Khloé Kardashian recently caused havoc, after a bikini photo that she deemed 'unflattering' was leaked. What she really meant is unfiltered. Khloe drastically threatened legal action to have image removed. Despite the photo easily fitting Western beauty standards, it didn't mirror the standards created by her Instagram. But by no means is that a critique to Khloe. The majority of us are aware that social media highlights our best bits, but Khloe's complete outrage reveals a dangerous undertone.

Additionally, Khloé's resentment of the image outraged fans. In response she took to Twitter with a notes app apology. Khloé admits to these standards of perfection reigning in her life, but it can be argued that she is fighting against standards that her own family created, in which she did have a hand in. In fact, the Kardashian's have made a living from their slim curves and filter photos, but are upset when called out for filtering out anything they declare unattractive.

What does Khloé's response say for fans who see themselves in her 'unflattering' image? Representation is key to society today, especially for young women's body confidence. In a culture where most women on our screens are made from only flesh and bone, it's refreshing to see something almost attainable, to then be told it's so ugly her lawyer gets involved.

During her family's rise to fame, Khloé has continuously battled severe bullying over her weight. Her response is understandable alongside a decade of body-shaming. It's easy to forget that there's a real person behind the image, but it doesn't excuse the detrimental impact her and her family's attitude to Instagram has caused.

"This is an example of how I have been conditioned to feel, that I am not beautiful enough just being me." @KhloeKardashian via Twitter

Named and shamed

It's clear that celebrities are reluctant to reveal their procedures. But there must be a reason behind this?

Aesthetic surgery is portrayed as controversial, immoral even. Those who undergo procedures are deemed plastic, fake, and insecure. Comments such as, "They looked better before", are suddenly a requirement, as if people feel ownership over celebrities bodies, betrayed even.

Whilst I was writing this piece, Charlotte Crosby took to Twitter. A Channel 5 documentary aired today named Celebrities: What's Happened to Your Face?, which shamed the former Geordie Shore star for having surgery, slandering her appearance. Charlotte has been open about her surgeries, but still receives hate for having partaken.

Plastic surgery shaming is still a form of body shaming. The stigma of going under the knife needs to be broken. The idea that this makes a person less worthy of respect is an outdated one. But to break any stigma, the first steps are discussion.

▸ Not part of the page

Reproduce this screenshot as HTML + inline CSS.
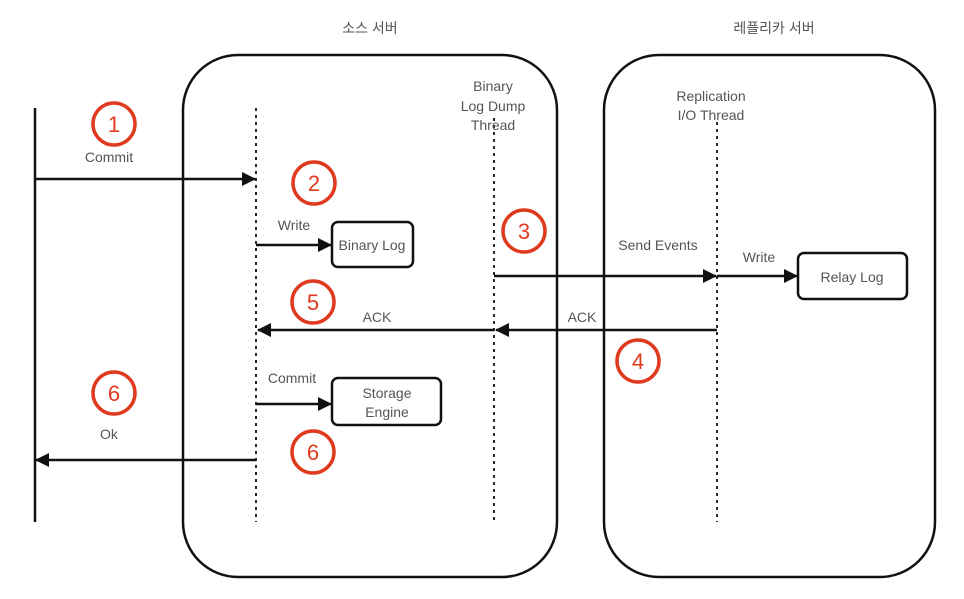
<!DOCTYPE html>
<html><head><meta charset="utf-8"><style>
body{margin:0;background:#fff}
text{font-family:"Liberation Sans","Noto Sans CJK KR",sans-serif;fill:#555;font-size:14px}
.c{fill:none;stroke:#e03a1e;stroke-width:3.5}
.n{fill:#e03a1e;font-size:22px}
</style></head><body>
<svg width="964" height="594" xmlns="http://www.w3.org/2000/svg">
<defs><marker id="a" markerWidth="14" markerHeight="14" refX="13" refY="7" orient="auto" markerUnits="userSpaceOnUse"><path d="M0,0 L14,7 L0,14 z" fill="#111"/></marker></defs>
<g stroke="#111" stroke-width="2.5" fill="none">
<rect x="183" y="55" width="374" height="522" rx="55"/>
<rect x="604" y="55" width="331" height="522" rx="55"/>
<line x1="35" y1="108" x2="35" y2="522"/>
<g stroke-dasharray="3,4" stroke-width="1.8">
<line x1="256" y1="108" x2="256" y2="522"/>
<line x1="494" y1="118" x2="494" y2="522"/>
<line x1="717" y1="122" x2="717" y2="522"/>
</g>
<line x1="35" y1="179" x2="255" y2="179" marker-end="url(#a)"/>
<line x1="256" y1="245" x2="331" y2="245" marker-end="url(#a)"/>
<line x1="494" y1="276" x2="716" y2="276" marker-end="url(#a)"/>
<line x1="717" y1="276" x2="797" y2="276" marker-end="url(#a)"/>
<line x1="717" y1="330" x2="496" y2="330" marker-end="url(#a)"/>
<line x1="494" y1="330" x2="258" y2="330" marker-end="url(#a)"/>
<line x1="256" y1="404" x2="331" y2="404" marker-end="url(#a)"/>
<line x1="256" y1="460" x2="36" y2="460" marker-end="url(#a)"/>
<rect x="332" y="222" width="81" height="45" rx="6"/>
<rect x="798" y="253" width="109" height="46" rx="6"/>
<rect x="332" y="378" width="109" height="47" rx="6"/>
</g>
<text x="370" y="33" text-anchor="middle">소스 서버</text>
<text x="774" y="33" text-anchor="middle">레플리카 서버</text>
<text x="493" y="91" text-anchor="middle">Binary</text>
<text x="493" y="111" text-anchor="middle">Log Dump</text>
<text x="493" y="130" text-anchor="middle">Thread</text>
<text x="711" y="101" text-anchor="middle">Replication</text>
<text x="711" y="120" text-anchor="middle">I/O Thread</text>
<text x="109" y="162" text-anchor="middle">Commit</text>
<text x="294" y="230" text-anchor="middle">Write</text>
<text x="372" y="250" text-anchor="middle">Binary Log</text>
<text x="658" y="250" text-anchor="middle">Send Events</text>
<text x="759" y="262" text-anchor="middle">Write</text>
<text x="852" y="282" text-anchor="middle">Relay Log</text>
<text x="377" y="322" text-anchor="middle">ACK</text>
<text x="582" y="322" text-anchor="middle">ACK</text>
<text x="292" y="383" text-anchor="middle">Commit</text>
<text x="387" y="398" text-anchor="middle">Storage</text>
<text x="387" y="417" text-anchor="middle">Engine</text>
<text x="109" y="439" text-anchor="middle">Ok</text>
<g>
<circle class="c" cx="114" cy="124" r="21"/><text class="n" x="114" y="132" text-anchor="middle">1</text>
<circle class="c" cx="314" cy="183" r="21"/><text class="n" x="314" y="191" text-anchor="middle">2</text>
<circle class="c" cx="524" cy="231" r="21"/><text class="n" x="524" y="239" text-anchor="middle">3</text>
<circle class="c" cx="313" cy="302" r="21"/><text class="n" x="313" y="310" text-anchor="middle">5</text>
<circle class="c" cx="638" cy="361" r="21"/><text class="n" x="638" y="369" text-anchor="middle">4</text>
<circle class="c" cx="114" cy="393" r="21"/><text class="n" x="114" y="401" text-anchor="middle">6</text>
<circle class="c" cx="313" cy="452" r="21"/><text class="n" x="313" y="460" text-anchor="middle">6</text>
</g>
</svg>
</body></html>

Firstly, celebrities need to stop lying to their fans. Covering up alterations and augmentations leads to the public belief that their appearance was achieved through hard-work and dedication; making it seem attainable. This sets a standard, leading to young people trying to achieve the impossible.

An individual can love themselves whilst still wanting to change. Everyone should be allowed to feel at home in their own body. Self-expression takes multiple forms, and plastic surgery is another instrument of this. The quicker we accept this as a society, the better.